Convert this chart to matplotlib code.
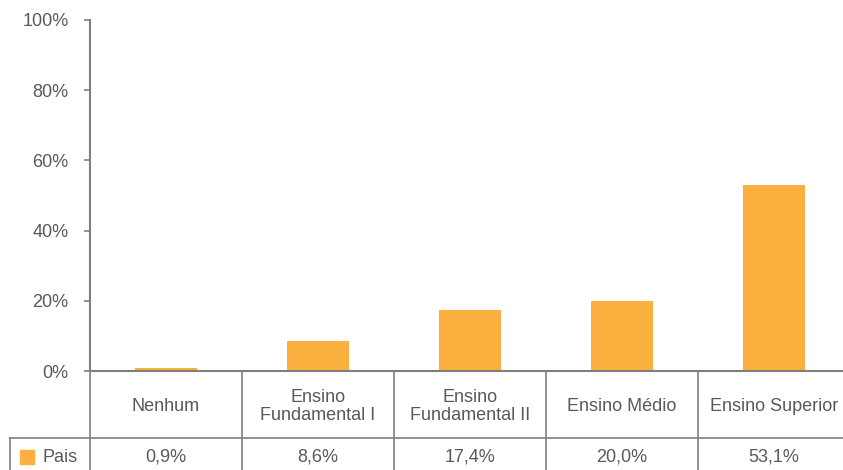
import matplotlib.pyplot as plt
import matplotlib.transforms as mtransforms
from matplotlib.patches import Rectangle

categories = ["Nenhum", "Ensino\nFundamental I", "Ensino\nFundamental II", "Ensino Médio", "Ensino Superior"]
values = [0.9, 8.6, 17.4, 20.0, 53.1]
value_labels = ["0,9%", "8,6%", "17,4%", "20,0%", "53,1%"]
series_name = "Pais"
yticks = [0, 20, 40, 60, 80, 100]
ytick_labels = ["0%", "20%", "40%", "60%", "80%", "100%"]

plt.rcParams['font.family'] = ['Liberation Sans', 'DejaVu Sans']
W, H = 843, 470
fig = plt.figure(figsize=(W / 100, H / 100), dpi=100)
x0, x1 = 90, 850
y_top, y_zero = 20, 371
ax = fig.add_axes([x0 / W, (H - y_zero) / H, (x1 - x0) / W, (y_zero - y_top) / H])

bar_color = '#FBB040'
line_color = '#7f7f7f'
text_color = '#595959'
fs = 13

xs = list(range(len(categories)))
ax.bar(xs, values, width=0.41, color=bar_color, zorder=2)
ax.set_xlim(-0.5, len(categories) - 0.5)
ax.set_ylim(0, 100)
ax.set_yticks(yticks)
ax.set_yticklabels(ytick_labels, color=text_color, fontsize=fs)
ax.set_xticks([])
for s in ['top', 'right']:
    ax.spines[s].set_visible(False)
for s in ['left', 'bottom']:
    ax.spines[s].set_color(line_color)
    ax.spines[s].set_linewidth(1.5)
ax.tick_params(axis='y', length=4.5, width=1.2, color=line_color, pad=11)

trans = mtransforms.blended_transform_factory(ax.transData, fig.transFigure)
ftrans = fig.transFigure


def fy(py):
    return (H - py) / H


row_sep = 438
lw = 1.2
for b in [0.5, 1.5, 2.5, 3.5]:
    fig.add_artist(plt.Line2D([b, b], [fy(y_zero), fy(H + 2)], transform=trans, color=line_color, lw=lw))
fig.add_artist(plt.Line2D([x0 / W, x0 / W], [fy(y_zero), fy(H + 2)], transform=ftrans, color=line_color, lw=lw))
fig.add_artist(plt.Line2D([10 / W, 1.0], [fy(row_sep), fy(row_sep)], transform=ftrans, color=line_color, lw=lw))
fig.add_artist(plt.Line2D([10 / W, 10 / W], [fy(row_sep), fy(H + 2)], transform=ftrans, color=line_color, lw=lw))

for x, c in zip(xs, categories):
    fig.text(x, fy((y_zero + row_sep) / 2 + 2), c, transform=trans, ha='center', va='center',
             fontsize=fs, color=text_color, linespacing=1.1)
for x, v in zip(xs, value_labels):
    fig.text(x, fy(457), v, transform=trans, ha='center', va='center', fontsize=fs, color=text_color)

fig.add_artist(Rectangle((20 / W, fy(464)), 14 / W, 14 / H, transform=ftrans, color=bar_color))
fig.text(42 / W, fy(457), series_name, transform=ftrans, ha='left', va='center', fontsize=fs, color=text_color)

fig.savefig('out.png', dpi=100)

*Objective:* Leaving out the pictures, repeat the data above exactly.

*Response to this exercise:*
Convert this chart to matplotlib code.
import matplotlib.pyplot as plt
import matplotlib.transforms as mtransforms
from matplotlib.patches import Rectangle

categories = ["Nenhum", "Ensino\nFundamental I", "Ensino\nFundamental II", "Ensino Médio", "Ensino Superior"]
values = [0.9, 8.6, 17.4, 20.0, 53.1]
value_labels = ["0,9%", "8,6%", "17,4%", "20,0%", "53,1%"]
series_name = "Pais"
yticks = [0, 20, 40, 60, 80, 100]
ytick_labels = ["0%", "20%", "40%", "60%", "80%", "100%"]

plt.rcParams['font.family'] = ['Liberation Sans', 'DejaVu Sans']
W, H = 843, 470
fig = plt.figure(figsize=(W / 100, H / 100), dpi=100)
x0, x1 = 90, 850
y_top, y_zero = 20, 371
ax = fig.add_axes([x0 / W, (H - y_zero) / H, (x1 - x0) / W, (y_zero - y_top) / H])

bar_color = '#FBB040'
line_color = '#7f7f7f'
text_color = '#595959'
fs = 13

xs = list(range(len(categories)))
ax.bar(xs, values, width=0.41, color=bar_color, zorder=2)
ax.set_xlim(-0.5, len(categories) - 0.5)
ax.set_ylim(0, 100)
ax.set_yticks(yticks)
ax.set_yticklabels(ytick_labels, color=text_color, fontsize=fs)
ax.set_xticks([])
for s in ['top', 'right']:
    ax.spines[s].set_visible(False)
for s in ['left', 'bottom']:
    ax.spines[s].set_color(line_color)
    ax.spines[s].set_linewidth(1.5)
ax.tick_params(axis='y', length=4.5, width=1.2, color=line_color, pad=11)

trans = mtransforms.blended_transform_factory(ax.transData, fig.transFigure)
ftrans = fig.transFigure


def fy(py):
    return (H - py) / H


row_sep = 438
lw = 1.2
for b in [0.5, 1.5, 2.5, 3.5]:
    fig.add_artist(plt.Line2D([b, b], [fy(y_zero), fy(H + 2)], transform=trans, color=line_color, lw=lw))
fig.add_artist(plt.Line2D([x0 / W, x0 / W], [fy(y_zero), fy(H + 2)], transform=ftrans, color=line_color, lw=lw))
fig.add_artist(plt.Line2D([10 / W, 1.0], [fy(row_sep), fy(row_sep)], transform=ftrans, color=line_color, lw=lw))
fig.add_artist(plt.Line2D([10 / W, 10 / W], [fy(row_sep), fy(H + 2)], transform=ftrans, color=line_color, lw=lw))

for x, c in zip(xs, categories):
    fig.text(x, fy((y_zero + row_sep) / 2 + 2), c, transform=trans, ha='center', va='center',
             fontsize=fs, color=text_color, linespacing=1.1)
for x, v in zip(xs, value_labels):
    fig.text(x, fy(457), v, transform=trans, ha='center', va='center', fontsize=fs, color=text_color)

fig.add_artist(Rectangle((20 / W, fy(464)), 14 / W, 14 / H, transform=ftrans, color=bar_color))
fig.text(42 / W, fy(457), series_name, transform=ftrans, ha='left', va='center', fontsize=fs, color=text_color)

fig.savefig('out.png', dpi=100)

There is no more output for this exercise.